• Task requirements:
Each line that holds the word "code" should be returned.

• Entries shown:
───

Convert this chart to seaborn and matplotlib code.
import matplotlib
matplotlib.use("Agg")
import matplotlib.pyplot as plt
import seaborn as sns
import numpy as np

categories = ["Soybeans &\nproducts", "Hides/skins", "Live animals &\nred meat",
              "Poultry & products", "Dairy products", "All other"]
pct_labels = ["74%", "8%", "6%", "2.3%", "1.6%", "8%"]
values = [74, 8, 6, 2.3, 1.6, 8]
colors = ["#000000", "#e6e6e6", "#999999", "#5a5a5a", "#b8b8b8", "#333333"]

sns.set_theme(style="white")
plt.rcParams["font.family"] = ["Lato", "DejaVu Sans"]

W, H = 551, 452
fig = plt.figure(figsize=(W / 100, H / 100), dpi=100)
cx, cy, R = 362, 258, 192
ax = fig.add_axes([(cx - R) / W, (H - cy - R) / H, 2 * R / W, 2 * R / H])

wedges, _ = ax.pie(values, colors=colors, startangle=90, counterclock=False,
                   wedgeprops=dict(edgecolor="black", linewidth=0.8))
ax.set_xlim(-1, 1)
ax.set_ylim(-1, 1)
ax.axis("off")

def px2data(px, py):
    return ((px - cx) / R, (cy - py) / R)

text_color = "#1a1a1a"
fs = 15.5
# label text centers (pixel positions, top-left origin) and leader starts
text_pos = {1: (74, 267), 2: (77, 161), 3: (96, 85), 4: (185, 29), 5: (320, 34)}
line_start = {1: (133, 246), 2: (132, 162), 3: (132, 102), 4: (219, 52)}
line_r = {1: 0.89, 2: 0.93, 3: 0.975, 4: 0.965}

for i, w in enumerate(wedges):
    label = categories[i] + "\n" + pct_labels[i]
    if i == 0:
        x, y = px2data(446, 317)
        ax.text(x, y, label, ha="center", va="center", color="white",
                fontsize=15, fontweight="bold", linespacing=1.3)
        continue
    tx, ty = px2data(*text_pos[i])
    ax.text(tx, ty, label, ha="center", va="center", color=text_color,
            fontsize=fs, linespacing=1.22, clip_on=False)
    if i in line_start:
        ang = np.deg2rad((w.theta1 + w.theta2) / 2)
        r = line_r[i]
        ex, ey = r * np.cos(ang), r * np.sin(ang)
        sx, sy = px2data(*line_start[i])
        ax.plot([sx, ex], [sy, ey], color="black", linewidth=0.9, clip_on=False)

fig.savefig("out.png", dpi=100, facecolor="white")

───

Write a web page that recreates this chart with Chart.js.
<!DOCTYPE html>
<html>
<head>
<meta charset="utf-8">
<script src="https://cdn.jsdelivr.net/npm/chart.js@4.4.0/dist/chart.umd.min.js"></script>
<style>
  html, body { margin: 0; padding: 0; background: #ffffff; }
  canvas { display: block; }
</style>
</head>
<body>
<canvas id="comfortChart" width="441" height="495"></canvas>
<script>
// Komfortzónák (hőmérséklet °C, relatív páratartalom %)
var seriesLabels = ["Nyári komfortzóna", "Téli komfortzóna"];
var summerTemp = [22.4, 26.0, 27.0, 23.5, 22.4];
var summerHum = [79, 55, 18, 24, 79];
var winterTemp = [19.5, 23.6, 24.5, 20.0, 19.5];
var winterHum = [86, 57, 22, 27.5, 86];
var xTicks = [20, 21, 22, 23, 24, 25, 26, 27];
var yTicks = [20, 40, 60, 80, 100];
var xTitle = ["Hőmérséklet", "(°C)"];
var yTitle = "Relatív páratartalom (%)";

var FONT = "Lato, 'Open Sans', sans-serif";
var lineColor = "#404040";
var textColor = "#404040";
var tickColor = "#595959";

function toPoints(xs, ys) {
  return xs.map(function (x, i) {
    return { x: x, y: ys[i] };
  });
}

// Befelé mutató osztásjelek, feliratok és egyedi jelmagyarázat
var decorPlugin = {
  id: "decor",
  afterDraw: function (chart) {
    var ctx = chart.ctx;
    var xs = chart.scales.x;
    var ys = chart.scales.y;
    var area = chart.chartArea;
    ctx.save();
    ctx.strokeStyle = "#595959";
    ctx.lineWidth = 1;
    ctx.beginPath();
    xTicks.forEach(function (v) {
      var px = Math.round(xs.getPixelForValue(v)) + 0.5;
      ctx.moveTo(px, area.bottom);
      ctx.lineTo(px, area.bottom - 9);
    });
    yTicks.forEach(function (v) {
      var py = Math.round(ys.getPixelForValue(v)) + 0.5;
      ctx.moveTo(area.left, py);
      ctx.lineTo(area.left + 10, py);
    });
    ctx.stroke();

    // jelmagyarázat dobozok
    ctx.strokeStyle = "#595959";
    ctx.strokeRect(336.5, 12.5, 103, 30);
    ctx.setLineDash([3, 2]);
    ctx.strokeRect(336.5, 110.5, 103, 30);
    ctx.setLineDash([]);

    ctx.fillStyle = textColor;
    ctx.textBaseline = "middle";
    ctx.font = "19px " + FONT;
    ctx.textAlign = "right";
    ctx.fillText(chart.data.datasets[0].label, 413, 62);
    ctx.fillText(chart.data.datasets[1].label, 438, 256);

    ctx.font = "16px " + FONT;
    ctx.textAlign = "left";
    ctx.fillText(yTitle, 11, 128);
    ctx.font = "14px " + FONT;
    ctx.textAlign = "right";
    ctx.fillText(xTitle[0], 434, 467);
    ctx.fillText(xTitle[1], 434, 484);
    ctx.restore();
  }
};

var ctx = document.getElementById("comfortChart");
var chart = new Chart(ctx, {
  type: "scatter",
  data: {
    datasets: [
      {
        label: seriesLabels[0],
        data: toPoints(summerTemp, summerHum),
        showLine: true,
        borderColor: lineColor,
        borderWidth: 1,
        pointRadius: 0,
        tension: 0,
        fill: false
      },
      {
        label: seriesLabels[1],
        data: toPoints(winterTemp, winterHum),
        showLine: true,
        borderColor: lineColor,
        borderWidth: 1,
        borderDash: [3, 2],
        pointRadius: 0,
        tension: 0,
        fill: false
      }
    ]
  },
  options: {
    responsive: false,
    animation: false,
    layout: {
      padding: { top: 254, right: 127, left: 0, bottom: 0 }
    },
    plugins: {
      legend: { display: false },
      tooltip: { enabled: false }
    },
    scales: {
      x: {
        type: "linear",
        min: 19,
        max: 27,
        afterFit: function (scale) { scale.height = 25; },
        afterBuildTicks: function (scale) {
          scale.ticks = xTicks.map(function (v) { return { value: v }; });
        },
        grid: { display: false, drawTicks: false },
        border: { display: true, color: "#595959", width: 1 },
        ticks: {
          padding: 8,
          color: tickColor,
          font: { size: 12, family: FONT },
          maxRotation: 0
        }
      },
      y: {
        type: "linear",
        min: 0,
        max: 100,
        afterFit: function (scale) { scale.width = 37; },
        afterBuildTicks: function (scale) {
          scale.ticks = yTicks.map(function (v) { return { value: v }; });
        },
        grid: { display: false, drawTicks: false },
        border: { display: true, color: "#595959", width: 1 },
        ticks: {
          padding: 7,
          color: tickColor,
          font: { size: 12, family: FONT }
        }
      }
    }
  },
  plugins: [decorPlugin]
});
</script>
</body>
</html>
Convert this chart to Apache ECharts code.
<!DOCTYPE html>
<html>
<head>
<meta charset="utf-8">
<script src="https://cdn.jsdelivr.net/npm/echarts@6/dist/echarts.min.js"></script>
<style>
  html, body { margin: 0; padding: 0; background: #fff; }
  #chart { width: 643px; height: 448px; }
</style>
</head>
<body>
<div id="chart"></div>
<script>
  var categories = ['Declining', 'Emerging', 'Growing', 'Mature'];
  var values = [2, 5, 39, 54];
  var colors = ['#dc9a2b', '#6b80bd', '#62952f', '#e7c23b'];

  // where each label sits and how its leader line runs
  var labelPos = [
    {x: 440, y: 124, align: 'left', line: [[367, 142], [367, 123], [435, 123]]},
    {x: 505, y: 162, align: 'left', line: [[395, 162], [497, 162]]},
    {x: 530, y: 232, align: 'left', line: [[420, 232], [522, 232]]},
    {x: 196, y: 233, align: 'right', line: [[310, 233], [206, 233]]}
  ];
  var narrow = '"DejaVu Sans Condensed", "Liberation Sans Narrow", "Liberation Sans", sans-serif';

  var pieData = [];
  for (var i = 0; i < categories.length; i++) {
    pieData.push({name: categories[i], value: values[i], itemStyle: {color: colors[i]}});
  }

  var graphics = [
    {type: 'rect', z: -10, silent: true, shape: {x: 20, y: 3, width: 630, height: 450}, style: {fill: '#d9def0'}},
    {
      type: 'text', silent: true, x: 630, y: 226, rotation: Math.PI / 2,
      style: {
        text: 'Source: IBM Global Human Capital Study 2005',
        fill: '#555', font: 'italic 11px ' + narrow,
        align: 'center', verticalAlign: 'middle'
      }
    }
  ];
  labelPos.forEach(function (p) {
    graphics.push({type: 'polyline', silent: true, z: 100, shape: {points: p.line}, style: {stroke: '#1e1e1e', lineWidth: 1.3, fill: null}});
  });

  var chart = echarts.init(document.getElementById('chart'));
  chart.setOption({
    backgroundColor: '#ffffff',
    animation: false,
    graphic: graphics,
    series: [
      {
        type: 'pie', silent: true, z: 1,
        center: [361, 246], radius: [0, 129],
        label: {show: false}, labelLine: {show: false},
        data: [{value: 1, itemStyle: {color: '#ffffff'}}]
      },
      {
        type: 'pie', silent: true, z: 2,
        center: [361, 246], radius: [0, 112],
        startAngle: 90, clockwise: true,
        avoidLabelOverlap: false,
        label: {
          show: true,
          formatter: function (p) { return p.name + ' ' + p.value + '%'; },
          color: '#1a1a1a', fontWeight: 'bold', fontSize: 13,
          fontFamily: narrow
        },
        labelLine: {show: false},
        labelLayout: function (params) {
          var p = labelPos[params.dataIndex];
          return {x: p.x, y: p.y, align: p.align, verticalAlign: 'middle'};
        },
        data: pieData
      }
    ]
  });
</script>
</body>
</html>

───

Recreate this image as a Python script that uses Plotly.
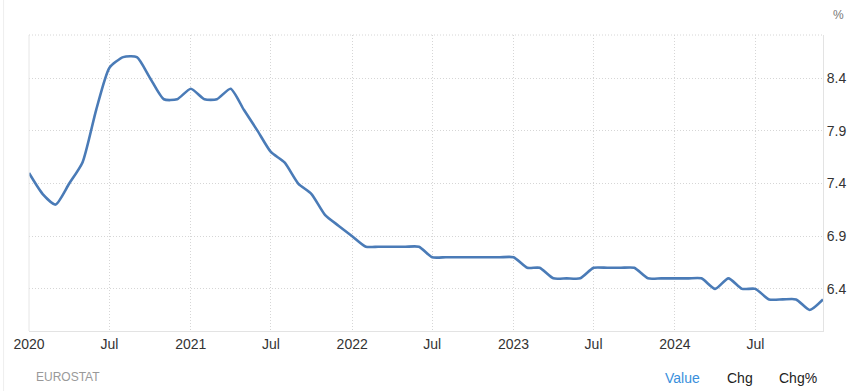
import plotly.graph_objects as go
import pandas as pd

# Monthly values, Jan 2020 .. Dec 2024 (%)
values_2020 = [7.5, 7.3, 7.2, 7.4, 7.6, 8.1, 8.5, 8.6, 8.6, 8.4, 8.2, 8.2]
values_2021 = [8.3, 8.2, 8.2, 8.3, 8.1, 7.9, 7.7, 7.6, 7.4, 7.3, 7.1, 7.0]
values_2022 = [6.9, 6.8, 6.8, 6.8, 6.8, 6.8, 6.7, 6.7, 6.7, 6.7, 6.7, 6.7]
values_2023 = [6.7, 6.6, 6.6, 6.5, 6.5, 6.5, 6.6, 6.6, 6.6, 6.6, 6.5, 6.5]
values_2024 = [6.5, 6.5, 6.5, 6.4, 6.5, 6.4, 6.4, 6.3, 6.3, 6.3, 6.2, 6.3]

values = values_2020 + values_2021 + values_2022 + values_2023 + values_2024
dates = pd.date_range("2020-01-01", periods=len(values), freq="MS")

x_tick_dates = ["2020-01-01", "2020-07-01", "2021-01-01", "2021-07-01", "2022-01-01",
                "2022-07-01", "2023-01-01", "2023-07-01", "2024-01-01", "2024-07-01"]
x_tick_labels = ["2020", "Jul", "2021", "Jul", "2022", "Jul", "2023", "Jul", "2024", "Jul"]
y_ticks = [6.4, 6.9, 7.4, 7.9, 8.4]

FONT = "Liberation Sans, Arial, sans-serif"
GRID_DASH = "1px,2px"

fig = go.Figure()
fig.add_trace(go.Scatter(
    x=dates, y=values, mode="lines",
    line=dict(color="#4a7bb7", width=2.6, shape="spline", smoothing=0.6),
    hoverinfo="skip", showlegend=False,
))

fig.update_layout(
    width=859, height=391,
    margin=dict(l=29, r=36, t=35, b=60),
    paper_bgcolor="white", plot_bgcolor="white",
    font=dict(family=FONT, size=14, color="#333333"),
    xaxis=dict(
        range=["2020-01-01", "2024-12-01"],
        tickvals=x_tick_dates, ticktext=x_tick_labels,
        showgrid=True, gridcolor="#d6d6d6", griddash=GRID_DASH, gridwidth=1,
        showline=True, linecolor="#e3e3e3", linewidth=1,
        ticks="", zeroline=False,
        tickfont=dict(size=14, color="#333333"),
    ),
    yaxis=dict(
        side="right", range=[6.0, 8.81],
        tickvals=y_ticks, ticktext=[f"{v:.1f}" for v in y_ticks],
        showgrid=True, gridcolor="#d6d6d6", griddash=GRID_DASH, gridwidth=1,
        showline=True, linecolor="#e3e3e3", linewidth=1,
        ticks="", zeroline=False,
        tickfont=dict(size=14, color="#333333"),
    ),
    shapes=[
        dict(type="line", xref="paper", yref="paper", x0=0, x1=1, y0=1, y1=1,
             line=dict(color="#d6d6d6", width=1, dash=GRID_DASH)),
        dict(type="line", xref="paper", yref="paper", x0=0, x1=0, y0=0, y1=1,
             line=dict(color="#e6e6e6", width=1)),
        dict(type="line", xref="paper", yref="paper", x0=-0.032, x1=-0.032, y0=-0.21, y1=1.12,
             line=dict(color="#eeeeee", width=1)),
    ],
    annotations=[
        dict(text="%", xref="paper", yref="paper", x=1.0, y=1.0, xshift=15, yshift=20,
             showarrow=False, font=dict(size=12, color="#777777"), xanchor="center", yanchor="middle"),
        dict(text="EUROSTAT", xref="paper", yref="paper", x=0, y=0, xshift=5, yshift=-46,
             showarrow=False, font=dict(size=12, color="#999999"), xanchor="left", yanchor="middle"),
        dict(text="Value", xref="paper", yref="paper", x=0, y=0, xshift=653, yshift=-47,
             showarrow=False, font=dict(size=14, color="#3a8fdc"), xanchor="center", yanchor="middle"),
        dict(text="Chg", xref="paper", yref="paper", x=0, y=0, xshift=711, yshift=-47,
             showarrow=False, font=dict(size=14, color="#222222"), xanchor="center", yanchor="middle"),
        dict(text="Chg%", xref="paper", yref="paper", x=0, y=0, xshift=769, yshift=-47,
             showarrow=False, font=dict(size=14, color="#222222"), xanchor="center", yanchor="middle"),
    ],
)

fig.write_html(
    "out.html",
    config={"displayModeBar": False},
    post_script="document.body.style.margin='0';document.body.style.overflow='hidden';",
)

───

• Task output:
Convert this chart to seaborn and matplotlib code.
Convert this chart to Apache ECharts code.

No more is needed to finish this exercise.